Asphalt pavement (which is 95 per cent aggregate) is the most recycled material in North America, and yet some Ontario municipalities still refuse to use Reclaimed Asphalt Pavement (RAP) in their paving contracts. There are millions of tonnes of concrete salvaged from roads and sidewalks stockpiled in yards around the province just waiting to be recycled, and yet there are still some municipalities that will not accept these materials for roadbeds or engineered backfill. Recycling asphalt pavement and concrete aggregate may not be trendy or flashy, but it is one of the easiest and most effective ways to preserve our non-renewable resources, save on transportation costs, reduce greenhouse gas emissions and save taxpayers' money. 
 
Municipalities need to know that they are not breaking new ground through Bill 56. We have to acknowledge the municipalities such as the City of Toronto that have undertaken a leadership role and, by their example, show that using recycled aggregate is not only the right thing to do environmentally, it is also the right thing to do technically and economically. To those municipalities that are wavering, Bill 56 is encouragement for them to explore that, turn for turn, lane for lane, traffic load to traffic load, roads built with recycled aggregates are every bit the equivalent to any other road in the province.
 
Municipal policies need to be developed that allow aggregate recycling to become a more accepted part of infrastructure development.  Bill 56 speaks to this by not allowing tenders to be rejected due to the inclusion of recycled aggregate products. 
 
The technical requirements for recycled aggregate, based on equivalence to virgin aggregates, are already reflected in standard specifications.  Municipalities need to develop a framework to depend on these specifications, and ask materials in infrastructure projects to meet them.   Municipalities also need to adopt a stringent quality and performance testing program to ensure that all of their infrastructure products meet the same high standards.  This has already been done by MTO, and it has served provincial infrastructure projects well. 
 
It would be our goal that sometime in the very near future, municipalities will be tendering jobs, and every tender they receive would have a recycled component.  Rejecting bids that contain recycled products would not then be an issue.
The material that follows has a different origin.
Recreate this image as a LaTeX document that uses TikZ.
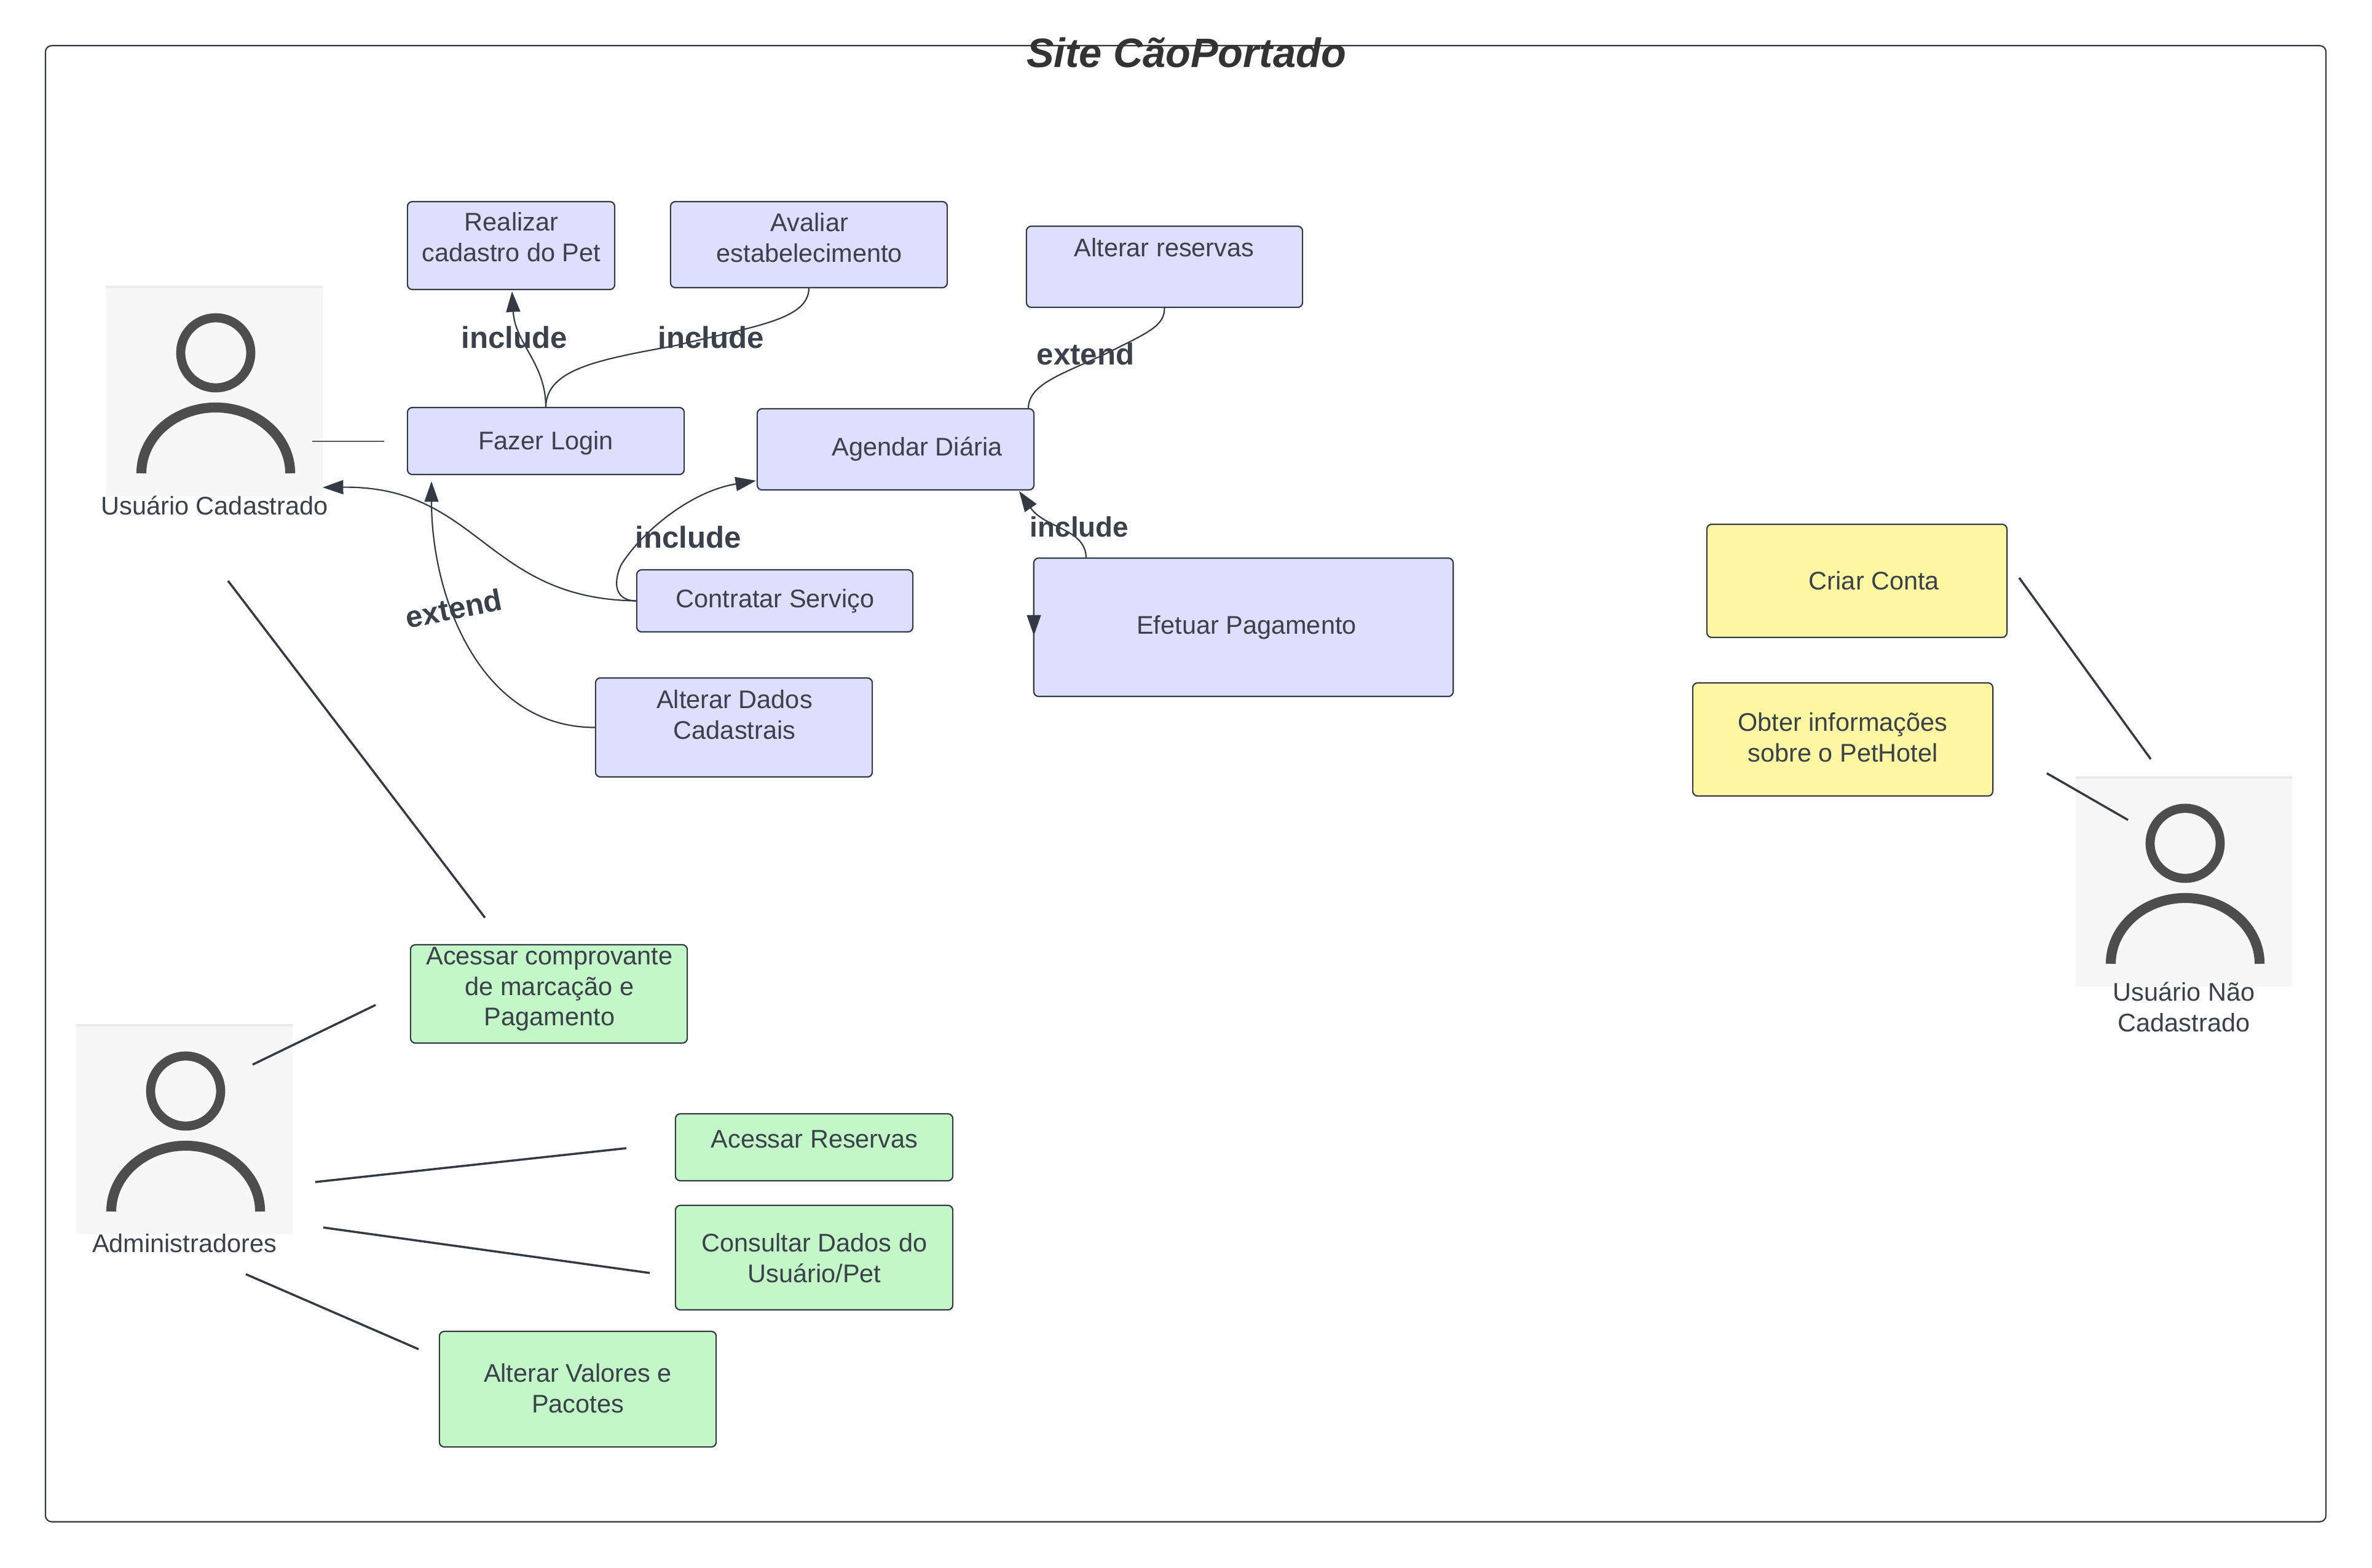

Bill 56 can help achieve this more proactively.
 
Municipalities and public sector agencies considering using recycled aggregate products as outlined in Bill 56 also need confidence in the science of how the product will perform. 
 
This means industry has to play the third key role.  We need to ensure that the recycled products meet or exceed the very same specifications as primary aggregates, which means we have to continue to raise our level of technical proficiency.
 
Many municipal officials have an aversion to risk; they are understandably concerned that if infrastructure constructed with recycled aggregates fails, they will have to answer to taxpayers. As an industry we understand this, and are ready to ensure that our products meet the required specifications
 
We are ready to work with municipalities to develop high quality materials through acceptable testing methods, and a process in which they have confidence. We understand that we have to prove over and over again that recycled aggregate, properly processed in accordance with best practices, is the equivalent of virgin material.   Bill 56 encourages us as an industry to continue to raise our standards and produce products that meet rigorous testing.
 
There is a fine line between supporting and challenging government on environmental issues. Industry acknowledges the leadership role that municipalities and public sector agencies have undertaken in promoting green initiatives while constructively challenging them to do more.  This is what Bill 56 seeks to accomplish.
 
Chair, members of the committee, industry supports Bill 56 in its intent and implementation, and we ask you to support this bill also. This will give us the opportunity to show you that industry has the science, the business model and the consensus for action and responsibility that they can count on to build Ontario's aggregate recycling industry.
 
Thank you very much for your time today.